TASK BRIEF >> Across the listing below, count the lines that mention the string "Reproduce". Reply with the figure only.

━━━━━ DATASET EXTRACT

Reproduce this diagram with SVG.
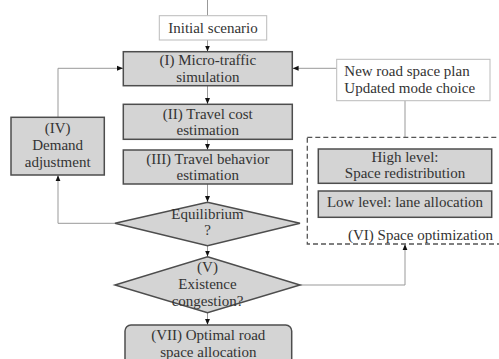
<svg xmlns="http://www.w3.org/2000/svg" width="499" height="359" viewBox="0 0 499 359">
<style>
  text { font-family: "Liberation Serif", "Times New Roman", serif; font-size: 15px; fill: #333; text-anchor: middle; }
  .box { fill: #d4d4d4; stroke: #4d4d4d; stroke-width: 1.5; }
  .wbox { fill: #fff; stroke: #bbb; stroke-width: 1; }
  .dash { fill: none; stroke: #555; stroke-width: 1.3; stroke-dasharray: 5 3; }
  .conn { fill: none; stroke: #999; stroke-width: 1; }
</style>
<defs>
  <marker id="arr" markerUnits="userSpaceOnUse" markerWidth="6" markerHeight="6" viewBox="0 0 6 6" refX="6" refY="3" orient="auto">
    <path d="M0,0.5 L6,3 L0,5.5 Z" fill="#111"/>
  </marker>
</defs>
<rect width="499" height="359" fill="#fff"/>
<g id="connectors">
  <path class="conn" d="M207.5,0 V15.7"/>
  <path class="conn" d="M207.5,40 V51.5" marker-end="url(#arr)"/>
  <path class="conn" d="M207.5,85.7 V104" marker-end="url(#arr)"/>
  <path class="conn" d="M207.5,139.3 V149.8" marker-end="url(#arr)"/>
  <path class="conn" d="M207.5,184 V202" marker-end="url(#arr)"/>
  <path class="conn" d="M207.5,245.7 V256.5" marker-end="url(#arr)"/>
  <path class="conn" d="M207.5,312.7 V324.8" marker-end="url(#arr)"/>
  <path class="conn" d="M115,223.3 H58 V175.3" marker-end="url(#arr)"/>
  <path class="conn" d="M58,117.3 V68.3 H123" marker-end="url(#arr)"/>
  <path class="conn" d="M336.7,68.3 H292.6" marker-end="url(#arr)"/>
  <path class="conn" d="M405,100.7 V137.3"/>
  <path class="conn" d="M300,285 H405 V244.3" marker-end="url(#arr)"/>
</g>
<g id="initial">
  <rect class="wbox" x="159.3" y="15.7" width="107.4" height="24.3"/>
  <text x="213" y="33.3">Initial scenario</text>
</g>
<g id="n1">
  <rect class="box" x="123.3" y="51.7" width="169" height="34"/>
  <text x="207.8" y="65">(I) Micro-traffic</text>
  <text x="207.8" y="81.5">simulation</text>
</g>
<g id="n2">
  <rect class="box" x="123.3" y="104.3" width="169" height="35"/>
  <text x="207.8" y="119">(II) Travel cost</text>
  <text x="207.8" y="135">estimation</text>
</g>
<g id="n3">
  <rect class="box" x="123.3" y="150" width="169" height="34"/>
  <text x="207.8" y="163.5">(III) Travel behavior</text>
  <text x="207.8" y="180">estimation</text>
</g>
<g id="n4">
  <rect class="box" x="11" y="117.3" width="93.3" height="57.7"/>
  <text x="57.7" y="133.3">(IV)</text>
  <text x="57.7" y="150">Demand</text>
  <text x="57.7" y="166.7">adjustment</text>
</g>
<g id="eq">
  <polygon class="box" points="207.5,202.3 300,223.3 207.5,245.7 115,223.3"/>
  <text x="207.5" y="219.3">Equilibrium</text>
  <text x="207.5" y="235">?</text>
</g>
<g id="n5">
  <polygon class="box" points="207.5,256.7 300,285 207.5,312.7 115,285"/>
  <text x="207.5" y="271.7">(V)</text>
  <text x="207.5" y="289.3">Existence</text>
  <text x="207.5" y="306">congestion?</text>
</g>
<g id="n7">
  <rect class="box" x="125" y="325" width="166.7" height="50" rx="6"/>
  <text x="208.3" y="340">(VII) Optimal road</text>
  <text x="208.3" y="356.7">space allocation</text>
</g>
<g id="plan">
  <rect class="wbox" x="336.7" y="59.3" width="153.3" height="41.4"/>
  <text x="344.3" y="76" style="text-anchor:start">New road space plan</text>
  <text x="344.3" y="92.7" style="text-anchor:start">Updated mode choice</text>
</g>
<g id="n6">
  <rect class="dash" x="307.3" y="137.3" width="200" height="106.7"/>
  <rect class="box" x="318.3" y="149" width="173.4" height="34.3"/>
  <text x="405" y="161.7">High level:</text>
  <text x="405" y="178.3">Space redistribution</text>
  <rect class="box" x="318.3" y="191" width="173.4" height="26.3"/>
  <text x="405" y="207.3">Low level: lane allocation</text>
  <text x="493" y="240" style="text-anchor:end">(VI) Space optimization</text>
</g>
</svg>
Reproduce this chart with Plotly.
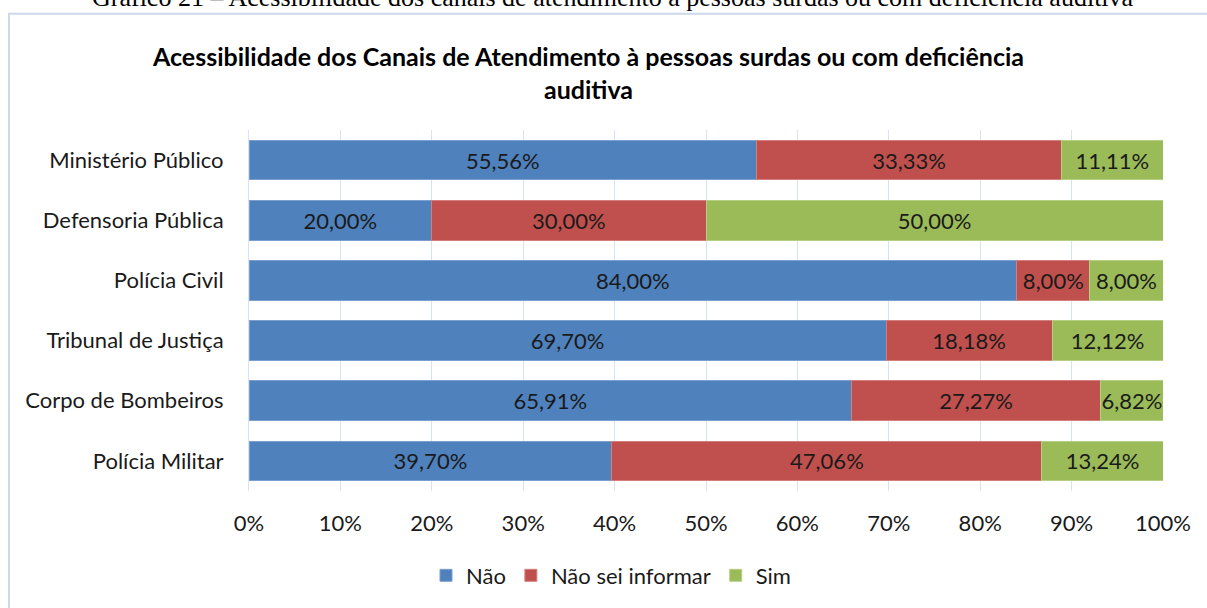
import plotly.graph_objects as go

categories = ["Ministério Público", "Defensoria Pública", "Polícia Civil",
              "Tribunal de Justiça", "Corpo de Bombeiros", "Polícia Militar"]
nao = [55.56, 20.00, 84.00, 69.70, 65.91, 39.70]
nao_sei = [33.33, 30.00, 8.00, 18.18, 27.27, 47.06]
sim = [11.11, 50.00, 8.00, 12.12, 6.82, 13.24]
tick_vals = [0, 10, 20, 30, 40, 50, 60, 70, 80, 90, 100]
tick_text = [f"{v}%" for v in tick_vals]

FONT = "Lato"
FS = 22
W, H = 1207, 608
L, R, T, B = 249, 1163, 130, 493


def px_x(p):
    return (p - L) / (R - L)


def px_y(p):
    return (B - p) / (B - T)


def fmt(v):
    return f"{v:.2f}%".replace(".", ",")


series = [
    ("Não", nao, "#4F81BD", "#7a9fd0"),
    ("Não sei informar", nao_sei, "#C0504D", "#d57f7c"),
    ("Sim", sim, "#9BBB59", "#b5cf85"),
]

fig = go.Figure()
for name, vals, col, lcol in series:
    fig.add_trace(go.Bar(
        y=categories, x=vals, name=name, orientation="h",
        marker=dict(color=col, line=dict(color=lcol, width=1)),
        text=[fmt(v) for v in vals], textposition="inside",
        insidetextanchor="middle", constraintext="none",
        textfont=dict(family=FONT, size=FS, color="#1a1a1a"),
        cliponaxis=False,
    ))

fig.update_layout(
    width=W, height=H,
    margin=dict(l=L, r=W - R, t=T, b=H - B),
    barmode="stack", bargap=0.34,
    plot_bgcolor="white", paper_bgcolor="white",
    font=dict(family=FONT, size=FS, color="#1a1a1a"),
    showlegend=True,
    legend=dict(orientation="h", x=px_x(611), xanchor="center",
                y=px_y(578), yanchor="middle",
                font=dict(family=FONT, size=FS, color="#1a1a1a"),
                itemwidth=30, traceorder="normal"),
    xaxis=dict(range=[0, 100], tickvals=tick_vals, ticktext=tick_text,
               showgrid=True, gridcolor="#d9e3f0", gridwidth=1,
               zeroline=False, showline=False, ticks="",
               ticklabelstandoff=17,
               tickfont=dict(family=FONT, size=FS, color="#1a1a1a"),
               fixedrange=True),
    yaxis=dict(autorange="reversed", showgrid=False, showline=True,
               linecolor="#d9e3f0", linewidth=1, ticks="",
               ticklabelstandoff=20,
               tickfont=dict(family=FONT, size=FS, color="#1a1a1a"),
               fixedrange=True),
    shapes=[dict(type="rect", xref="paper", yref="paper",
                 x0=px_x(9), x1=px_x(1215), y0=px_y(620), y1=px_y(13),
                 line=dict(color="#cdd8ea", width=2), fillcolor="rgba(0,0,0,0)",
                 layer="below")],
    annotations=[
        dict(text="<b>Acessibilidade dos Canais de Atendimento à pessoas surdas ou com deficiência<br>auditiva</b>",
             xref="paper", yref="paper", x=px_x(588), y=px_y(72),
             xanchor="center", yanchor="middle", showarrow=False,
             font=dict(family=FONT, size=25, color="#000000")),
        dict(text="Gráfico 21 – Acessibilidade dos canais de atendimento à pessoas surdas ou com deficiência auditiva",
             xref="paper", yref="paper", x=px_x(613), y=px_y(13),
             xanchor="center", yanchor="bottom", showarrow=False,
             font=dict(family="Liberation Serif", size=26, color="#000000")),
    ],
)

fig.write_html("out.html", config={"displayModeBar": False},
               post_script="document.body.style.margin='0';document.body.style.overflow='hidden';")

━━━━━━━━━━

TASK RESPONSE >> 2